Bungie open sourced the Marathon 2 engine quite a long time ago so you can download the entire trilogy to play right now on Mac, Windows or Linux.
The only thing better than Marathon was multiplayer Marathon. I can still hear the SPNKR rockets flying past. It was right up there with multiplayer GoldenEye.
Doom was hot on the heels of Wolf3D’s success. And the first third of the game was free shareware.
Duke 3D had attitude yet wasn’t completely crass (Duke Forever). Yeah there were strippers and shit, yet… Seriously Duke Forever, what a load of rectal drippings… Anyway, also had a free shareware version.
I think that’s a key thing, the free shareware versions, really a great way to market the games. Granted if they’d sucked it wouldn’t have helped, but I do think it’s a big part of why they were successful.
Thanks for the update. I had played around with the open source engine some years back, but I seem to remember that it didn’t include the original game content at that time. (I actually do still have my original disks somewhere, though.)
You forgot the other best part of multiplayer Marathon: low-gravity maps where a hit with a grenade or a missile sent your enemy flying across the map.
That makes me wonder: Rainbow Six and Counterstrike do share a good amount, yet I hazard to say that many of the people who liked Doom & Duke also liked the original Rainbow 6 and that was not the same kind of gameplay at all as Doom & Duke.
Most modern military-style FPS games are slow and have limited numbers of weapons, environments, and enemies. You kill people or other human sized targets (e.g. maybe a mech), maybe blow up a tank or a helicopter every once in awhile, and they’re mostly linear and story based. Pretty much the direct opposite of Doom and its predecessors where you run and kill fast, like Serious Sam, Pain Killer, or Killing Floor.
The most fun Doom moments for me are running around medium to large sized areas corralling a huge swarm of demons and dodging all their projectiles. It makes you feel powerful. It does take some skill, but it’s not particularly demanding either, so it’s easy to slip into a gamer trance.
Did you see the Doom 4 trailers? It didn’t seem to have much of any of that.
Although it’s not an FPS, for similar reasons I’ve also greatly enjoyed the Binding of Isaac series.
I think the scary, but nonetheless open and colorful levels is a big part. More modern games are either just based in the real world, or try too hard to be dark or gritty. Doom compares well to either of these options.
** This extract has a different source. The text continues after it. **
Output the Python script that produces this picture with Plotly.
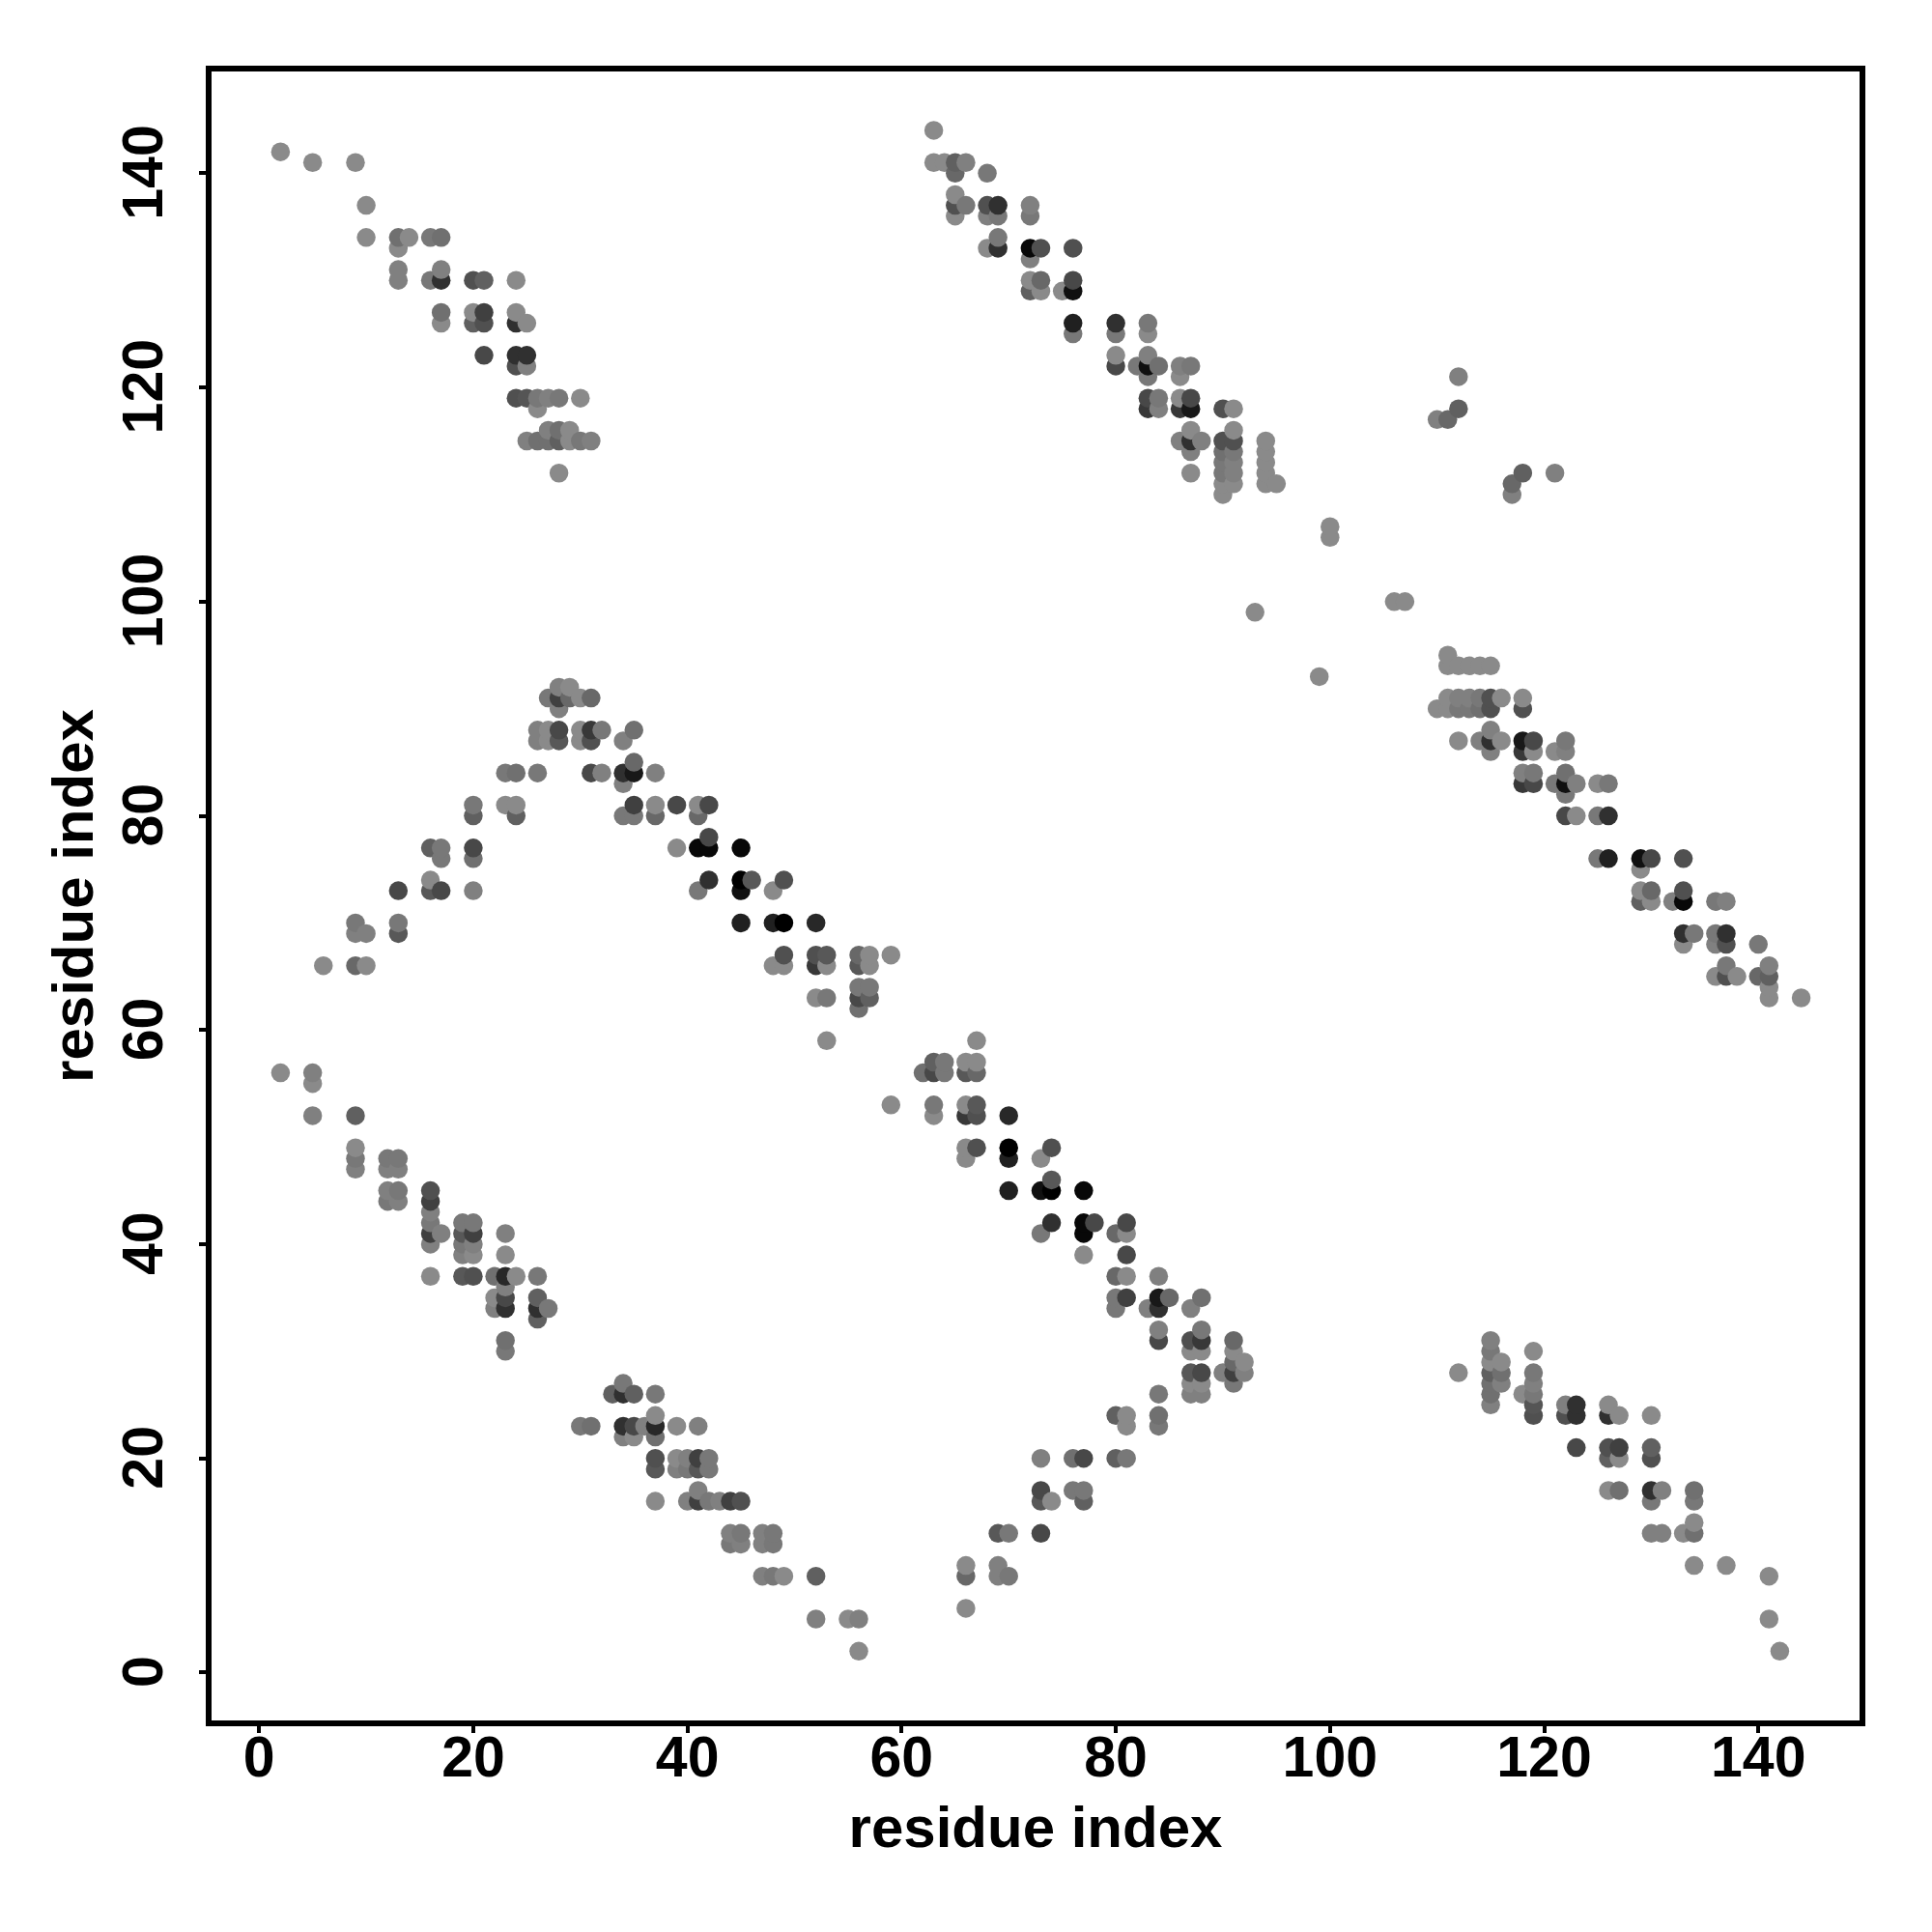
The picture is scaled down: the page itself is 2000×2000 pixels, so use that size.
import numpy as np
import plotly.graph_objects as go

# Upper triangle of a symmetric residue contact map: one line per row of the map.
x_upper = [
    2, 5, 9, 10, 10, 13, 14, 16, 17, 13, 13, 13, 16, 17, 20, 21, 24, 17,
    17, 17, 20, 21, 24, 20, 21, 24, 25, 21, 24, 25, 24, 25,
    24, 25, 26, 27, 28, 30, 26,
    27, 28, 29, 25, 26, 27, 28, 29, 30, 31, 28,
    # second block
    63, 63, 64, 65, 66, 65, 68, 65, 65, 66, 68, 69, 72, 65, 68, 69, 72, 69,
    68, 69, 72, 73, 76, 72, 72, 73, 76, 72, 73, 75, 76,
    76, 80, 83, 76, 80, 83, 80, 83,
    80, 82, 83, 84, 86, 87, 83, 86,
    83, 84, 86, 87, 83, 84, 86, 87, 90, 91,
    87, 91, 86, 87, 88, 90, 91, 94,
    87, 90, 91, 94, 90, 91, 94, 87, 90, 91, 94,
    90, 91, 94, 95, 90,
    # isolated contacts
    112, 112, 111, 110, 100, 100, 93,
    # rising band
    6, 9, 10, 9, 9, 10, 13, 13, 13, 16, 16, 17, 20,
    16, 17, 17, 20, 20, 20, 20, 23, 24, 24,
    23, 24, 26, 31, 32, 34, 35, 37, 34, 35,
    26, 27, 28, 30, 31, 32, 35, 26, 27, 28, 30, 31, 34,
    28, 29, 27, 28, 29, 30, 31, 28,
    # falling band
    35, 37, 39, 41, 42, 34, 35, 37, 41,
    39, 41, 42, 45, 42, 42, 45, 46, 49, 41, 45, 48,
    45, 48, 49, 52, 49, 52, 53, 56, 57, 59,
    48, 49, 52, 53, 56, 57, 56, 57, 52, 53, 56, 57, 56, 53,
    # lower-left band
    2, 5, 5, 5, 9, 9, 9, 9, 12, 13, 12, 13, 12, 13, 12, 13,
    16, 16, 16, 16, 16, 16, 17, 16,
    19, 19, 19, 19, 19, 20, 20, 20, 20, 20,
    23, 23, 23, 23, 23, 23, 23, 23, 22, 22, 22, 24,
    26, 26, 26, 26, 27,
]
y_upper = [
    142, 141, 141, 137, 134, 134, 134, 134, 134, 133, 131, 130, 130, 130, 130, 130, 130, 131,
    127, 126, 127, 127, 127, 126, 126, 126, 126, 123, 123, 123, 122, 122,
    119, 119, 119, 119, 119, 119, 118,
    116, 116, 116, 115, 115, 115, 115, 115, 115, 115, 112,
    # second block
    144, 141, 141, 141, 141, 140, 140, 138, 137, 137, 137, 137, 137, 136, 136, 136, 136, 134,
    133, 133, 133, 133, 133, 132, 130, 130, 130, 129, 129, 129, 129,
    126, 126, 126, 125, 125, 125, 123, 123,
    122, 122, 122, 122, 122, 122, 121, 121,
    119, 119, 119, 119, 118, 118, 118, 118, 118, 118,
    116, 116, 115, 115, 115, 115, 115, 115,
    114, 114, 114, 114, 113, 113, 113, 112, 112, 112, 112,
    111, 111, 111, 111, 110,
    # isolated contacts
    121, 118, 117, 117, 107, 106, 99,
    # rising band
    66, 66, 66, 70, 69, 69, 70, 69, 73, 74, 73, 73, 73,
    77, 77, 76, 77, 76, 81, 80, 81, 81, 80,
    84, 84, 84, 84, 84, 84, 84, 84, 83, 85,
    88, 88, 88, 88, 88, 88, 88, 87, 87, 87, 87, 87, 87,
    92, 92, 91, 91, 91, 91, 91, 90,
    # falling band
    81, 81, 81, 81, 81, 80, 80, 80, 80,
    77, 77, 77, 77, 78, 74, 74, 74, 74, 73, 73, 73,
    70, 70, 70, 70, 67, 67, 67, 67, 67, 67,
    66, 66, 66, 66, 66, 66, 64, 64, 63, 63, 63, 63, 62, 59,
    # lower-left band
    56, 56, 55, 52, 52, 49, 48, 47, 48, 48, 47, 47, 45, 45, 44, 44,
    45, 44, 43, 42, 41, 40, 41, 37,
    42, 41, 40, 39, 37, 42, 41, 40, 39, 37,
    41, 39, 37, 36, 35, 34, 31, 30, 37, 35, 34, 37,
    37, 35, 34, 33, 34,
]
# Grey level of each contact (0 = black)
grey_upper = [
    138, 138, 138, 138, 138, 112, 138, 120, 112, 138, 128, 128, 120, 48, 80, 96, 138, 128,
    112, 138, 138, 64, 138, 96, 80, 48, 138, 72, 48, 48, 80, 128,
    80, 85, 120, 128, 120, 138, 138,
    128, 112, 138, 128, 112, 112, 96, 138, 120, 128, 138,
    # second block
    138, 138, 138, 96, 128, 104, 120, 138, 80, 120, 80, 48, 128, 138, 128, 120, 120, 120,
    138, 48, 8, 80, 80, 128, 138, 104, 72, 96, 138, 138, 16,
    32, 48, 120, 120, 120, 138, 138, 128,
    72, 120, 16, 112, 128, 120, 120, 138,
    72, 120, 138, 72, 56, 128, 56, 24, 80, 138,
    138, 138, 128, 48, 128, 80, 80, 138,
    128, 112, 120, 138, 120, 128, 138, 138, 120, 128, 138,
    138, 138, 138, 138, 138,
    # isolated contacts
    128, 96, 104, 128, 138, 138, 138,
    # rising band
    138, 104, 138, 120, 128, 128, 120, 88, 72, 138, 88, 72, 128,
    96, 120, 120, 72, 112, 120, 96, 138, 138, 96,
    120, 112, 120, 72, 128, 48, 24, 128, 128, 104,
    128, 138, 72, 138, 56, 120, 112, 128, 138, 88, 138, 80, 128,
    128, 138, 120, 64, 104, 138, 104, 128,
    # falling band
    64, 138, 72, 138, 72, 120, 120, 104, 104,
    138, 8, 8, 8, 72, 48, 0, 88, 80, 120, 16, 138,
    32, 32, 0, 40, 80, 80, 88, 104, 138, 138,
    138, 138, 56, 138, 88, 138, 120, 120, 138, 120, 72, 96, 112, 138,
    # lower-left band
    138, 128, 138, 128, 96, 138, 120, 128, 120, 120, 128, 128, 128, 120, 120, 128,
    80, 64, 128, 120, 64, 128, 128, 138,
    120, 88, 120, 128, 88, 120, 64, 128, 138, 80,
    128, 138, 40, 128, 72, 48, 112, 120, 112, 138, 128, 138,
    120, 96, 48, 96, 120,
]
tick_values = [0, 20, 40, 60, 80, 100, 120, 140]
x_label = "residue index"
y_label = "residue index"

assert len(x_upper) == len(y_upper) == len(grey_upper), (len(x_upper), len(y_upper), len(grey_upper))

# the map is symmetric; marks are drawn column by column
xs = np.array(x_upper + y_upper)
ys = np.array(y_upper + x_upper)
gs = np.array(grey_upper + grey_upper)
order = np.lexsort((ys, xs))

fig = go.Figure(go.Scatter(
    x=xs[order], y=ys[order], mode="markers",
    marker=dict(size=19.5, color=gs[order], cmin=0, cmax=255,
                colorscale=[[0, "#000000"], [1, "#ffffff"]],
                showscale=False, line=dict(width=0)),
    hoverinfo="skip", showlegend=False,
))
tick_font = dict(family="Liberation Sans", size=59, color="black", weight=700)
title_font = dict(family="Liberation Sans", size=60, color="black", weight=700)
axis = dict(tickmode="array", tickvals=tick_values, ticks="outside", ticklen=7,
            tickwidth=4, tickcolor="black", showgrid=False, zeroline=False,
            showline=True, mirror=True, linecolor="black", linewidth=6,
            tickfont=tick_font)
fig.update_layout(
    width=1990, height=1990, autosize=False,
    margin=dict(l=211, r=73, t=66, b=217, pad=0),
    paper_bgcolor="white", plot_bgcolor="white",
    xaxis=dict(axis, range=[-4.44, 149.45], ticklabelstandoff=-26,
               title=dict(text=x_label, font=title_font, standoff=21)),
    yaxis=dict(axis, range=[-4.47, 149.5], tickangle=-90, ticklabelstandoff=14,
               ticklabelshift=8,
               title=dict(text=y_label, font=title_font, standoff=1)),
)
fig.write_html("out.html")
I wonder also about the absence of a sniper rifle type weapon.
Don’t get me wrong: I love sniping enemies, and that’s probably why pretty much every FPS has them. But in some ways they preclude the kind of level design and run and dodge gameplay that you get in Doom.
I’ve noticed that that part. Whether it’s CoD and its clones or Gears of War*, they try to be dark or gritty and use a lot of desaturated grey and brown but their darkness and grittiness is immature. Hotline Miami and Not a hero are a lot darker and grittier than CoD or GoW. The grit in Cod or GoW is sanitized like they would be in a PG-13 summer action blockbuster or a Fox-approved war movie.
It’s like they saw the movie Saving Private Ryan (which used desaturated grey & brown to good effect) and fixed on the most superficial aspects.
The only level from CoD that’s arguably dark & gritty is this one if you look at it the right way:
*Not based in the real world but quite similar in other respects.
It’s nowhere near ‘new’ now, but Serious Sam is the closest thing to a modern inheritor of the Doom legacy; It’s absurd, has huge open areas full of jillions of crazy monsters, features a bunch of hilarious and over the top weapons, and is all about running around like a madman shooting stuff. Strongly recommended.
ROTT was my return to gaming recently, after I came out of COH withdrawal. Tons of fun, but the later levels were so buggy I finally had to give up about 95% of the way through.
Then someone here recommended Borderlands, and I’ve been happy, if quite dull, for about a year now.
Eyeing Battleborn but pre-release games tend to be frustrating, and then you’ve blown all the new and fun off of it before it’s stable.
Yeah, I remember getting the Shareware version of* Rise of the Triad *back in the 90’s. It was on a CD Rom software disk that had about 20 games on it from Apogee Games. I later went to buy the full version of Rise at the game store and it was marked as $4.99, but it should have been $19.99 as that was the price of the full version. The cashier rang it up as $4.99 and I got a great game for a fraction of the price.
Part of it is the color/humor/wackiness (as opposed to “oh, another brown WW2 shooter!”). But really, I think a large part of it is the gameplay - it’s fast (Doomguy runs something like 47 miles per hour) and filled with enemies. Ever since graphics turned 3D (and graphic detail scales along with graphics power) most games limit you to something like 4-5 monsters on the screen at once, whereas sprite-based games can throw hordes at you. This is what Serious Sam brings back to the table - great huge groups of enemies.